Thank you.
And thank you very much for your insightful presentation. I certainly appreciated hearing from you.
I know--and Claudia mentioned--that we know a significant amount about poverty. It's a question of money in part, and I'm sure it's the case that you could always have more federal dollars. I think it involves more than that. Currently, as you know, under the housing portion of it, we have $2 billion over the next two years, and of course the homelessness strategy has been extended for five years at $1.95 billion. Education is important, as is skills upgrading, and we have $13.2 billion over two years. Of course, with respect to federal programs for families and children, there's somewhere in the range of $13 billion, so there's a lot of money in the pot. You can always use more, but it seems to me that there's also a need for working through the collaborative maze that's required to say how you best use what you have and maybe prevent provinces from clawing back. When federal governments put money in, provincial governments take it back--not all of them, but some of them, depending on their income support programs. So it seems to me it's more than just money, although that is always accepted.
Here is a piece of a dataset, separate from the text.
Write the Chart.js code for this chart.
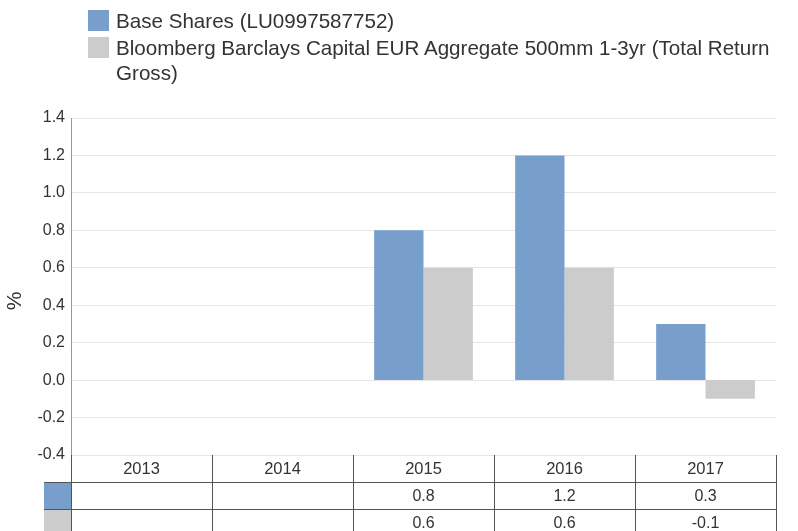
<!DOCTYPE html>
<html>
<head>
<meta charset="utf-8">
<script src="https://cdn.jsdelivr.net/npm/chart.js@4"></script>
<style>
  body { margin: 0; background: #fff; font-family: "Liberation Sans", Arial, sans-serif; }
  #wrap { position: relative; width: 798px; height: 531px; overflow: hidden; }
  #legend { position: absolute; left: 88px; top: 8px; width: 710px; color: #333; font-size: 20.6px; }
  .item { position: relative; padding-left: 28px; line-height: 25px; margin-bottom: 2px; }
  .sw { position: absolute; left: 0; top: 2px; width: 21px; height: 21px; }
</style>
</head>
<body>
<div id="wrap">
  <canvas id="chart" width="798" height="531"></canvas>
  <div id="legend"></div>
</div>
<script>
let years = ['2013', '2014', '2015', '2016', '2017'];
let seriesNames = ['Base Shares (LU0997587752)', 'Bloomberg Barclays Capital EUR Aggregate 500mm 1-3yr (Total Return Gross)'];
let baseValues = [null, null, 0.8, 1.2, 0.3];
let benchValues = [null, null, 0.6, 0.6, -0.1];
let colors = ['#789fcc', '#cccccc'];
let fontFamily = '"Liberation Sans", Arial, sans-serif';

// legende en HTML
let legend = document.getElementById('legend');
seriesNames.forEach((name, i) => {
    let div = document.createElement('div');
    div.className = 'item';
    div.innerHTML = '<span class="sw" style="background:' + colors[i] + '"></span>' + name;
    legend.appendChild(div);
});

// tableau de donnees sous l'axe + titre de l'axe
let tablePlugin = {
    id: 'dataTable',
    afterDraw(chart) {
        let ctx = chart.ctx;
        let x = chart.scales.x;
        let area = chart.chartArea;
        let top = area.bottom;
        let rowH = 27;
        let half = (x.getPixelForValue(1) - x.getPixelForValue(0)) / 2;
        let left = x.getPixelForValue(0) - half;
        let right = x.getPixelForValue(years.length - 1) + half;
        let rows = [baseValues, benchValues];
        ctx.save();
        rows.forEach((r, i) => {
            ctx.fillStyle = colors[i];
            ctx.fillRect(left - 27, top + rowH * (i + 1), 27, rowH);
        });
        ctx.strokeStyle = '#555';
        ctx.lineWidth = 1;
        ctx.beginPath();
        for (let i = 0; i <= years.length; i++) {
            let px = Math.round(left + i * half * 2) + 0.5;
            ctx.moveTo(px, top);
            ctx.lineTo(px, top + rowH * 3 + 5);
        }
        for (let j = 1; j <= 2; j++) {
            let py = Math.round(top + rowH * j) + 0.5;
            ctx.moveTo(left - 27, py);
            ctx.lineTo(right, py);
        }
        ctx.stroke();
        ctx.fillStyle = '#333';
        ctx.textAlign = 'center';
        ctx.textBaseline = 'middle';
        years.forEach((y, i) => {
            let cx = x.getPixelForValue(i);
            ctx.font = '16.5px ' + fontFamily;
            ctx.fillText(y, cx, top + rowH / 2 + 1);
            ctx.font = '16px ' + fontFamily;
            rows.forEach((r, j) => {
                if (r[i] !== null) ctx.fillText(r[i].toFixed(1), cx, top + rowH * (j + 1.5) + 1);
            });
        });
        // titre "%"
        ctx.translate(15, 301);
        ctx.rotate(-Math.PI / 2);
        ctx.font = '21px ' + fontFamily;
        ctx.fillText('%', 0, 0);
        ctx.restore();
    }
};

new Chart(document.getElementById('chart').getContext('2d'), {
    type: 'bar',
    data: {
        labels: years,
        datasets: [
            { label: seriesNames[0], data: baseValues, backgroundColor: colors[0] },
            { label: seriesNames[1], data: benchValues, backgroundColor: colors[1] }
        ]
    },
    options: {
        responsive: false,
        animation: false,
        events: [],
        layout: { padding: { top: 118, right: 22, bottom: 76, left: 0 } },
        datasets: { bar: { barPercentage: 1, categoryPercentage: 0.7 } },
        plugins: { legend: { display: false }, tooltip: { enabled: false } },
        scales: {
            x: { display: false },
            y: {
                min: -0.4,
                max: 1.4,
                afterFit(scale) { scale.width = 71; },
                ticks: {
                    stepSize: 0.2,
                    padding: 6,
                    color: '#333',
                    font: { size: 16, family: fontFamily },
                    callback: v => (Math.abs(v) < 1e-9 ? 0 : v).toFixed(1)
                },
                grid: { color: '#e6e6e6', drawTicks: false },
                border: { color: '#999' }
            }
        }
    },
    plugins: [tablePlugin]
});
</script>
</body>
</html>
The question is whether you can put more in.
I know the federal-provincial-municipal jurisdictional issue is a big deal, and I want to talk about that a little bit, but I'll maybe start by talking to Andrew about the definition again. How would you define poverty, and how would you measure it so that we know what we're dealing with and how we're doing on a year-to-year basis? Maybe you can just address that, and then I'll talk a little bit about the jurisdictional side.